The 12th Annual San Francisco Silent Film Festival, David Jeffers for SIFFblog.com
9 July 2007
Warning: Spoilers
Their finest year …

Nineteen Twenty-Seven was the year of miracles. Motion Pictures reached a parity of technology and creative expression, resulting in the greatest collective output of this or any other year, unsurpassed in both quantity and astonishing quality. It was the year of F. W. Murnau's masterpiece Sunrise and Frank Borzage's 7th Heaven, both starring Janet Gaynor, both produced by Fox and both showered with generous and well deserved awards. While Chaplin was missing from 1927, two of film's comic legends produced what many consider their finest work. Buster Keaton's Civil War tale The General and Harold Lloyd's rural gem The Kid Brother appeared. A banner year for Weimar Cinema, UFA produced G. W. Pabst's beautiful but nearly forgotten The Love of Jean Ney and Fritz Lang's futuristic nightmare, Metropolis, while French master Able Gance released his monumental epic, Napoléon. In the year Kevin Brownlow described as "Annus Mirabilis," Hollywood leader MGM contributed Greta Garbo and John Gilbert in Love, an adaptation of Tolstoy's Anna Karenina and a breathtaking Ernst Lubitsch production, The Student Prince in Old Heidelberg.

The Student Prince in Old Heidelberg (1927)

Friday, July 13, 7:00 p. m., The Castro, San Francisco

Based on Wilhelm Meyer-Förster's story of doomed romance between a young prince and an innkeeper's daughter, The Student Prince in Old Heidelberg (1927) was released by MGM following Sigmund Romberg's Broadway Operetta in 1924. Director Ernst Lubitsch offered a flattering combination of humorous chiding, casual effervescence and tragic duty-before-love resignation, in this lyrical adaptation, his eighth American film.

The wealth of craftsmanship and technology available within Hollywood's greatest studio is visible in the lighting, editing and photography of each and every frame. Starring in one of her finest roles as Kathi, Norma Shearer rivaled any actress on the lot. She was cast in the best productions, under the aegis of her future husband, executive producer and boy genius Irving Thalberg. As Prince Karl Heinrich, Ramon Novarro's expression of naive exuberance contrasted perfectly to the militaristic reality of his royal obligation. The cast was rounded out by a group of consummate supporting characters including, Jean Hersholt, Gustav von Seyffertitz and everyone's younger self, Philippe de Lacy.

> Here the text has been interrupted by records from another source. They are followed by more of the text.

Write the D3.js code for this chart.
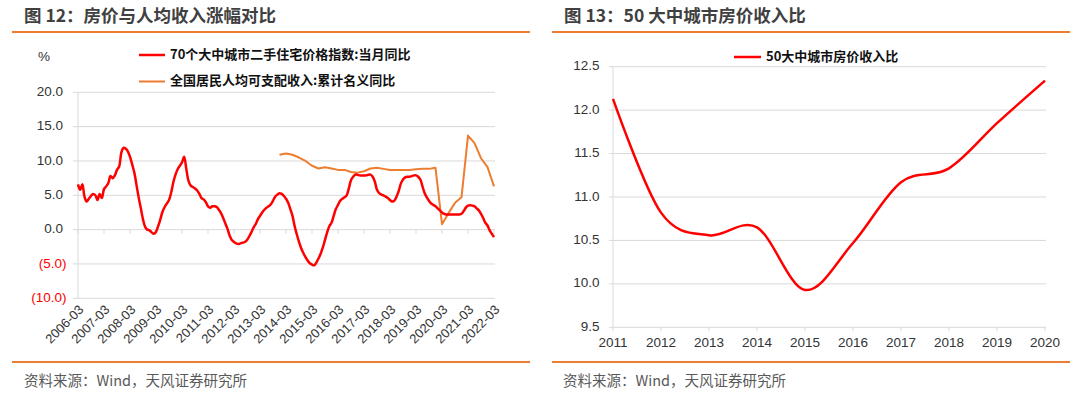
<!DOCTYPE html>
<html><head><meta charset="utf-8">
<script src="https://cdn.jsdelivr.net/npm/d3@7"></script>
<style>
html,body{margin:0;padding:0;background:#fff;}
svg{display:block;font-family:"Liberation Sans",Arial,"Noto Sans CJK SC",sans-serif;}
.cjk{font-family:"Noto Sans CJK SC","Liberation Sans",sans-serif;}
</style></head>
<body>
<script>
// ---------- DATA ----------
const leftYTicks = [20, 15, 10, 5, 0, -5, -10];
const leftXLabels = ["2006-03","2007-03","2008-03","2009-03","2010-03","2011-03","2012-03","2013-03","2014-03","2015-03","2016-03","2017-03","2018-03","2019-03","2020-03","2021-03","2022-03"];
const priceStart = "2006-03";
// 70个大中城市二手住宅价格指数:当月同比 (monthly, 2006-03 .. 2022-03)
const priceYoY = [
  6.6, 5.8, 6.6, 4.8, 4.1, 4.5, 4.9, 5.2, 5.0, 4.3, 5.2, 4.6,
  5.9, 6.3, 6.8, 7.8, 7.5, 7.9, 8.7, 9.2, 11.2, 11.9, 11.8, 11.4,
  10.6, 9.5, 8.3, 6.5, 4.7, 3.1, 1.5, 0.4, 0.0, -0.1, -0.4, -0.6,
  -0.3, 0.5, 1.5, 2.6, 3.3, 3.8, 4.3, 5.4, 6.9, 8.0, 8.8, 9.3,
  9.8, 10.6, 8.8, 7.1, 6.4, 6.2, 6.0, 5.7, 5.2, 4.6, 4.4, 4.0,
  3.4, 3.2, 3.4, 3.4, 3.3, 2.9, 2.4, 1.7, 0.9, 0.1, -0.9, -1.5,
  -1.8, -2.0, -2.1, -2.0, -1.9, -1.8, -1.5, -1.0, -0.4, 0.3, 0.8, 1.5,
  2.0, 2.5, 2.9, 3.2, 3.4, 3.7, 4.2, 4.8, 5.1, 5.3, 5.2, 4.9,
  4.5, 3.9, 3.0, 2.0, 0.5, -0.7, -1.8, -2.7, -3.4, -4.0, -4.5, -4.9,
  -5.1, -5.2, -4.8, -4.2, -3.5, -2.6, -1.5, -0.4, 0.5, 1.0, 2.0, 3.0,
  3.6, 4.2, 4.5, 4.7, 5.0, 6.0, 7.2, 7.7, 8.0, 8.0, 7.9, 7.9,
  7.9, 7.9, 8.0, 8.0, 7.7, 7.0, 5.8, 5.3, 5.1, 5.0, 4.8, 4.6,
  4.3, 4.1, 4.2, 4.8, 5.6, 6.7, 7.3, 7.6, 7.7, 7.7, 7.8, 7.9,
  7.9, 7.7, 7.3, 6.3, 5.3, 4.7, 4.2, 3.8, 3.6, 3.4, 3.1, 2.8,
  2.5, 2.3, 2.2, 2.2, 2.2, 2.2, 2.2, 2.2, 2.2, 2.3, 2.7, 3.2,
  3.5, 3.55, 3.5, 3.4, 3.1, 2.8, 2.3, 1.7, 1.0, 0.6, -0.1, -0.6, -1.1
];
// 全国居民人均可支配收入:累计名义同比 (quarterly)
const incomeDates = ["2013-12","2014-03","2014-06","2014-09","2014-12","2015-03","2015-06","2015-09","2015-12",
  "2016-03","2016-06","2016-09","2016-12","2017-03","2017-06","2017-09","2017-12","2018-03","2018-06","2018-09","2018-12",
  "2019-03","2019-06","2019-09","2019-12","2020-03","2020-06","2020-09","2020-12","2021-03","2021-06","2021-09","2021-12","2022-03"];
const incomeYoY = [10.9, 11.1, 10.9, 10.5, 10.0, 9.3, 8.9, 9.1, 8.9,
  8.7, 8.7, 8.4, 8.3, 8.5, 8.9, 9.0, 8.85, 8.7, 8.7, 8.7, 8.7,
  8.8, 8.85, 8.85, 9.0, 0.8, 2.4, 3.9, 4.7, 13.7, 12.6, 10.4, 9.1, 6.3];

const rightYears = [2011, 2012, 2013, 2014, 2015, 2016, 2017, 2018, 2019, 2020];
const rightRatio = [12.13, 10.82, 10.56, 10.65, 9.93, 10.47, 11.17, 11.33, 11.85, 12.34];
const rightYTicks = [12.5, 12.0, 11.5, 11.0, 10.5, 10.0, 9.5];

// ---------- DRAW ----------
const W = 1080, H = 394;
const ORANGE = "#ED7D31", GRID = "#d9d9d9", TXT = "#333";
const svg = d3.select("body").append("svg").attr("width", W).attr("height", H);
svg.append("rect").attr("width", W).attr("height", H).attr("fill", "#fff");

function monthIndex(s) {
  const [y, m] = s.split("-").map(Number);
  const [y0, m0] = priceStart.split("-").map(Number);
  return (y - y0) * 12 + (m - m0);
}

// Headers / footers
function frame(x0, x1, titleX, title, sourceX) {
  svg.append("text").attr("class", "cjk").attr("x", titleX).attr("y", 17)
    .attr("dominant-baseline", "middle").attr("font-size", 17.5).attr("font-weight", "bold")
    .attr("fill", "#404040").text(title);
  svg.append("line").attr("x1", x0).attr("x2", x1).attr("y1", 32).attr("y2", 32)
    .attr("stroke", ORANGE).attr("stroke-width", 2);
  svg.append("line").attr("x1", x0).attr("x2", x1).attr("y1", 362).attr("y2", 362)
    .attr("stroke", ORANGE).attr("stroke-width", 2);
  svg.append("text").attr("class", "cjk").attr("x", sourceX).attr("y", 382)
    .attr("dominant-baseline", "middle").attr("font-size", 14.5)
    .attr("fill", "#595959").text("资料来源：Wind，天风证券研究所");
}
frame(12, 530, 24, "图 12：房价与人均收入涨幅对比", 24);
frame(552, 1070, 564, "图 13：50 大中城市房价收入比", 563);

// ---------- LEFT CHART ----------
const lx = d3.scaleLinear().domain([0, priceYoY.length - 1]).range([78, 494]);
const ly = d3.scaleLinear().domain([-10, 20]).range([298.3, 92.3]);
const L = svg.append("g");
// gridlines with outer ticks
L.selectAll(".lg").data(leftYTicks).join("line")
  .attr("x1", 73).attr("x2", 495).attr("y1", d => ly(d)).attr("y2", d => ly(d))
  .attr("stroke", GRID).attr("stroke-width", 1);
L.append("line").attr("x1", 78).attr("x2", 78).attr("y1", ly(20)).attr("y2", ly(-10))
  .attr("stroke", GRID);
// y labels
L.selectAll(".lyl").data(leftYTicks).join("text")
  .attr("x", d => d < 0 ? 66.5 : 63).attr("y", d => ly(d))
  .attr("dominant-baseline", "middle").attr("text-anchor", "end")
  .attr("font-size", 13.5).attr("fill", d => d < 0 ? "#ff0000" : TXT)
  .text(d => d < 0 ? "(" + d3.format(".1f")(-d) + ")" : d3.format(".1f")(d));
L.append("text").attr("x", 44).attr("y", 57).attr("dominant-baseline", "middle")
  .attr("text-anchor", "middle").attr("font-size", 13.5).attr("fill", TXT).text("%");
// category ticks on zero line
L.selectAll(".lxt").data(leftXLabels).join("line")
  .attr("x1", d => lx(monthIndex(d))).attr("x2", d => lx(monthIndex(d)))
  .attr("y1", ly(0)).attr("y2", ly(0) + 4).attr("stroke", GRID);
// x labels rotated
L.selectAll(".lxl").data(leftXLabels).join("text")
  .attr("transform", d => `translate(${lx(monthIndex(d)) + 4},${308}) rotate(-45)`)
  .attr("text-anchor", "end").attr("dominant-baseline", "middle")
  .attr("font-size", 13).attr("fill", TXT).text(d => d);
// lines
L.append("path").datum(incomeYoY.map((v, i) => [monthIndex(incomeDates[i]), v]))
  .attr("fill", "none").attr("stroke", ORANGE).attr("stroke-width", 2)
  .attr("stroke-linejoin", "round")
  .attr("d", d3.line().x(d => lx(d[0])).y(d => ly(d[1])));
L.append("path").datum(priceYoY.map((v, i) => [i, v]))
  .attr("fill", "none").attr("stroke", "#ff0000").attr("stroke-width", 2.5)
  .attr("stroke-linejoin", "round")
  .attr("d", d3.line().x(d => lx(d[0])).y(d => ly(d[1])).curve(d3.curveCatmullRom));
// legend
const leftLegend = [
  {name: "70个大中城市二手住宅价格指数:当月同比", color: "#ff0000", w: 2.5},
  {name: "全国居民人均可支配收入:累计名义同比", color: ORANGE, w: 2}
];
leftLegend.forEach((d, i) => {
  const y = 55 + i * 26.5;
  L.append("line").attr("x1", 139).attr("x2", 165).attr("y1", y).attr("y2", y)
    .attr("stroke", d.color).attr("stroke-width", d.w);
  L.append("text").attr("class", "cjk").attr("x", 170).attr("y", y)
    .attr("dominant-baseline", "middle").attr("font-size", 13).attr("font-weight", "bold")
    .attr("fill", "#111").text(d.name);
});

// ---------- RIGHT CHART ----------
const rx = d3.scaleLinear().domain([2011, 2020]).range([613, 1045]);
const ry = d3.scaleLinear().domain([9.5, 12.5]).range([327.3, 66.7]);
const R = svg.append("g");
R.selectAll(".rg").data(rightYTicks).join("line")
  .attr("x1", 609).attr("x2", 1046).attr("y1", d => ry(d)).attr("y2", d => ry(d))
  .attr("stroke", GRID);
R.append("line").attr("x1", 613).attr("x2", 613).attr("y1", ry(12.5)).attr("y2", ry(9.5))
  .attr("stroke", GRID);
R.selectAll(".rxt").data(rightYears).join("line")
  .attr("x1", d => rx(d)).attr("x2", d => rx(d)).attr("y1", ry(9.5)).attr("y2", ry(9.5) + 4)
  .attr("stroke", GRID);
R.selectAll(".ryl").data(rightYTicks).join("text")
  .attr("x", 599.5).attr("y", d => ry(d)).attr("dominant-baseline", "middle")
  .attr("text-anchor", "end").attr("font-size", 13.5).attr("fill", TXT)
  .text(d => d3.format(".1f")(d));
R.selectAll(".rxl").data(rightYears).join("text")
  .attr("x", d => rx(d)).attr("y", 343).attr("dominant-baseline", "middle")
  .attr("text-anchor", "middle").attr("font-size", 13.5).attr("fill", TXT).text(d => d);
R.append("path").datum(rightYears.map((y, i) => [y, rightRatio[i]]))
  .attr("fill", "none").attr("stroke", "#ff0000").attr("stroke-width", 2.5)
  .attr("d", d3.line().x(d => rx(d[0])).y(d => ry(d[1])).curve(d3.curveCardinal.tension(0)));
R.append("line").attr("x1", 734).attr("x2", 761).attr("y1", 57).attr("y2", 57)
  .attr("stroke", "#ff0000").attr("stroke-width", 2.5);
R.append("text").attr("class", "cjk").attr("x", 766).attr("y", 57)
  .attr("dominant-baseline", "middle").attr("font-size", 13).attr("font-weight", "bold")
  .attr("fill", "#111").text("50大中城市房价收入比");
</script>
</body></html>
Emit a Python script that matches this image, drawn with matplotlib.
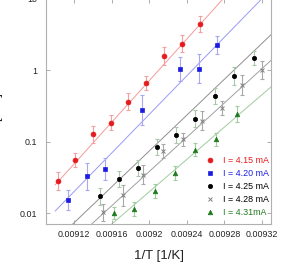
import numpy as np
import matplotlib
matplotlib.use('Agg')
import matplotlib.pyplot as plt
from matplotlib.ticker import FixedLocator, NullLocator, FuncFormatter

plt.rcParams['font.family'] = ['Liberation Sans', 'DejaVu Sans']

# data (1/T in 1/K, y on log scale)
labels = ['I = 4.15 mA', 'I = 4.20 mA', 'I = 4.25 mA', 'I = 4.28 mA', 'I = 4.31mA']

x_415 = [0.0091029, 0.0091214, 0.0091403, 0.0091589, 0.0091776, 0.0091968, 0.0092160, 0.0092352, 0.0092544]
y_415 = [0.0280, 0.0551, 0.127, 0.184, 0.360, 0.658, 1.57, 2.33, 4.44]
e_415 = [0.12, 0.10, 0.12, 0.10, 0.12, 0.10, 0.12, 0.12, 0.11]

x_420 = [0.0091136, 0.0091333, 0.0091534, 0.0091925, 0.0092323, 0.0092526, 0.0092725]
y_420 = [0.0152, 0.0327, 0.0412, 0.274, 1.04, 1.04, 2.24]
e_420 = [0.14, 0.19, 0.15, 0.21, 0.17, 0.20, 0.13]

x_425 = [0.0091472, 0.0091675, 0.0091879, 0.0092082, 0.0092285, 0.0092491, 0.0092697, 0.0092904, 0.0093113]
y_425 = [0.0172, 0.0299, 0.0423, 0.0830, 0.123, 0.209, 0.433, 0.824, 1.47]
e_425 = [0.12, 0.11, 0.11, 0.11, 0.11, 0.12, 0.11, 0.12, 0.10]

x_428 = [0.0091513, 0.0091725, 0.0091933, 0.0092142, 0.0092355, 0.0092562, 0.0092771, 0.0092989, 0.0093198]
y_428 = [0.0103, 0.0177, 0.0343, 0.0744, 0.108, 0.195, 0.294, 0.617, 1.00]
e_428 = [0.12, 0.15, 0.13, 0.10, 0.09, 0.13, 0.10, 0.14, 0.12]

x_431 = [0.0091621, 0.0091837, 0.0092057, 0.0092274, 0.0092491, 0.0092713, 0.0092936]
y_431 = [0.0100, 0.0114, 0.0204, 0.0362, 0.0768, 0.108, 0.241]
e_431 = [0.09, 0.10, 0.10, 0.10, 0.09, 0.09, 0.11]

# fitted lines, value at start and end of fit range
fit_x = [0.00910, 0.00934]
fit_lo = [0.0248, 0.01067, 0.00409, 0.00240, 0.00146]
fit_hi = [77.3, 18.56, 4.20, 1.815, 0.760]

xs = [x_415, x_420, x_425, x_428, x_431]
ys = [y_415, y_420, y_425, y_428, y_431]
es = [e_415, e_420, e_425, e_428, e_431]

colors = ['#e41a1c', '#1c1ce0', '#000000', '#808080', '#1e7a1e']
text_colors = ['#e41a1c', '#1c1ce0', '#000000', '#000000', '#1e7a1e']
err_colors = ['#f5a0a0', '#a8a8f0', '#a8c8a8', '#a8a8a8', '#a0cca0']
line_colors = ['#f59a9a', '#9a9af5', '#909090', '#a0a0a0', '#a0cca0']
markers = ['o', 's', 'o', 'x', '^']
msizes = [3.5, 2.9, 3.1, 3.0, 3.3]

fig = plt.figure(figsize=(2.95, 2.63), dpi=100)
ax = fig.add_axes([46 / 295, 39 / 263, 225 / 295, 225.5 / 263])
ax.set_yscale('log')

handles = []
for i in range(5):
    ax.plot(fit_x, [fit_lo[i], fit_hi[i]], color=line_colors[i], lw=0.7, zorder=1)
    y = np.array(ys[i])
    f = 10 ** np.array(es[i])
    yerr = [y - y / f, y * f - y]
    ax.errorbar(xs[i], y, yerr=yerr, fmt='none', ecolor=err_colors[i],
                elinewidth=0.8, capsize=1.6, capthick=0.8, zorder=2)
    h, = ax.plot(xs[i], y, ls='none', marker=markers[i], color=colors[i],
                 ms=msizes[i], mew=0.7 if markers[i] == 'x' else 0.5, zorder=3)
    handles.append(h)

ax.set_xlim(0.0090902, 0.0093296)
ax.set_ylim(0.00702, 10)

ax.xaxis.set_major_locator(FixedLocator([0.00912, 0.00916, 0.0092, 0.00924, 0.00928, 0.00932]))
ax.xaxis.set_major_formatter(FuncFormatter(lambda v, p: '%g' % v))
ax.yaxis.set_major_locator(FixedLocator([0.01, 0.1, 1, 10]))
ax.yaxis.set_major_formatter(FuncFormatter(lambda v, p: '%g' % v))
ax.yaxis.set_minor_locator(NullLocator())
ax.xaxis.set_minor_locator(NullLocator())

for s in ax.spines.values():
    s.set_color('#b0b0b0')
    s.set_linewidth(0.8)
ax.tick_params(direction='in', length=2.8, width=0.6, color='#a0a0a0',
               labelsize=6.4, labelcolor='#222222', top=True, right=True)
ax.tick_params(axis='y', pad=6.5)
ax.tick_params(axis='x', pad=4.5)

ax.set_xlabel('1/T [1/K]', fontsize=9.5, color='#222222', labelpad=8)
ax.set_ylabel('τ [sec]', fontsize=9.5, color='#222222')
ax.yaxis.set_label_coords(-0.19, 0.5)

leg = ax.legend(handles, labels, loc='center', bbox_to_anchor=(0.85, 0.165),
                frameon=False, fontsize=6.4, handlelength=1.0, handletextpad=1.0,
                labelspacing=0.45, borderpad=0)
for t, c in zip(leg.get_texts(), text_colors):
    t.set_color(c)

fig.savefig('out.png', dpi=100)
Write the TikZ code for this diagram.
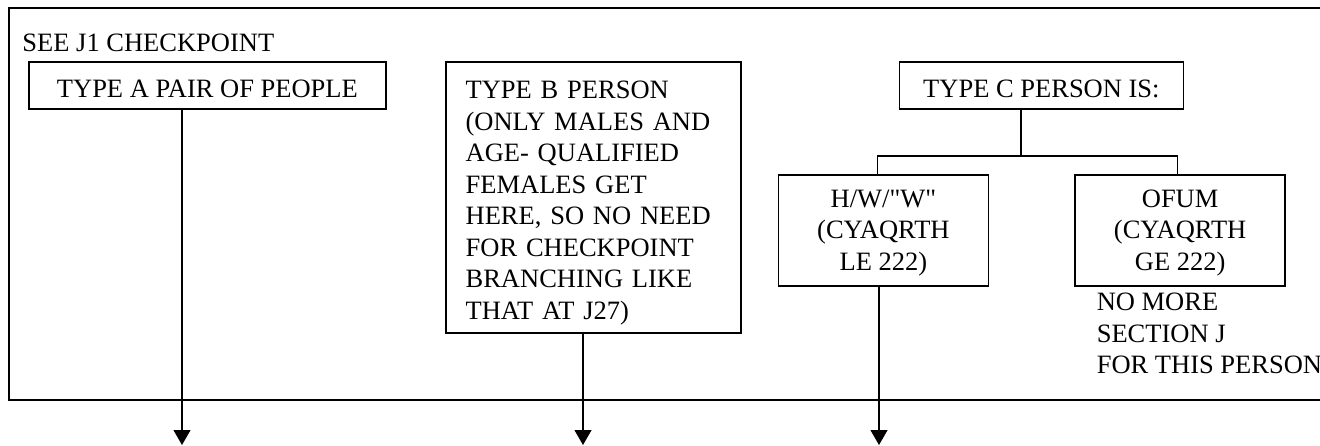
\documentclass[tikz,border=0pt]{standalone}
\usepackage{fontspec}
\setmainfont{Liberation Serif}[Ligatures=TeXOff]
\usepackage{tikz}
\usetikzlibrary{arrows.meta, positioning}

\begin{document}
\begin{tikzpicture}[
  x=0.4pt, y=-0.4pt,
  font=\fontsize{10.6pt}{12.6pt}\selectfont,
  frame/.style={line width=0.8pt},
  choice/.style={rectangle, draw, line width=0.7pt, inner sep=0pt, text height=10pt, text depth=0pt, minimum height=18.8pt},
  detail/.style={rectangle, draw, line width=0.7pt, inner xsep=8pt, inner ysep=0pt, text height=11.5pt, align=left},
  branch/.style={rectangle, draw, line width=0.7pt, minimum width=84pt, minimum height=44.4pt, inner sep=0pt, text depth=-3pt, align=center},
  note/.style={inner sep=0pt, align=left},
  link/.style={line width=0.5pt},
  arrow/.style={-{Triangle[length=6pt, width=6.8pt]}, line width=0.45pt}
]
  \useasboundingbox (0,0) rectangle (1320,446);
  \draw[frame] (1330,8) -| (9,400) -- (1330,400);

  \node[note, anchor=base west] (see) at (22,52) {SEE J1 CHECKPOINT};
  \node[choice, minimum width=142.8pt, anchor=north west] (pairA) at (28,61) {TYPE A PAIR OF PEOPLE\hspace{4pt}};
  \node[detail, text width=102pt, minimum height=108.4pt, right=23.2pt of pairA.north east, anchor=north west] (personB)
    {TYPE B PERSON\\(ONLY MALES AND\\AGE- QUALIFIED\\FEMALES GET\\HERE, SO NO NEED\\FOR CHECKPOINT\\BRANCHING LIKE\\THAT AT J27)};
  \node[choice, minimum width=113.6pt, right=62.8pt of personB.north east, anchor=north west] (personC) {TYPE C PERSON IS:};

  \node[branch, below=25.6pt of personC.south, xshift=-63.2pt] (hw) {H/W/"W"\\(CYAQRTH\\LE 222)};
  \node[branch, right=34pt of hw] (ofum) {OFUM\\(CYAQRTH\\GE 222)};
  \node[note, anchor=north west] (nomore) at ([xshift=8.8pt, yshift=-2.4pt]ofum.south west) {NO MORE\\SECTION J\\FOR THIS PERSON};

  \coordinate (fork) at (1021,156);
  \coordinate (endA) at (182,445);
  \coordinate (endB) at (583,445);
  \coordinate (endC) at (879,445);

  \draw[link] (personC.south -| fork) -- (fork);
  \draw[link] ([xshift=-2.4pt]hw.north) |- (fork) -| ([xshift=-1.2pt]ofum.north);

  \draw[arrow] (pairA.south -| endA) -- (endA);
  \draw[arrow] (personB.south -| endB) -- (endB);
  \draw[arrow] (hw.south -| endC) -- (endC);
\end{tikzpicture}
\end{document}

A master of light comedy, Lubitsch fails to demonstrate the depth of despair and tragedy seen in the films of Borzage, Seastrom and others, but the exhilarating high entertainment of The Student Prince in Old Heidelberg is only matched by the exceptional beauty of the principle actors. Lubitsch conveys their shared desire by superimposing their eager faces, plunging the camera into close-ups and revealing the Prince's desperate fantasies of what can never be. With the timidity of a sheltered child, Karl Heinrich enters the beer garden below his rooms, seeking the acceptance of his classmates and Kathi's love. Lubitsch choreographed the swarming mass of uniformed and attentive young men with such fluid mastery, they seem to extend and punctuate every movement and gesture Karl Heinrich and Kathi make. At the moment their love is realized, they withdraw from reality, reclining in a fantasy of luminous flowers, beautiful, unreal and impossible.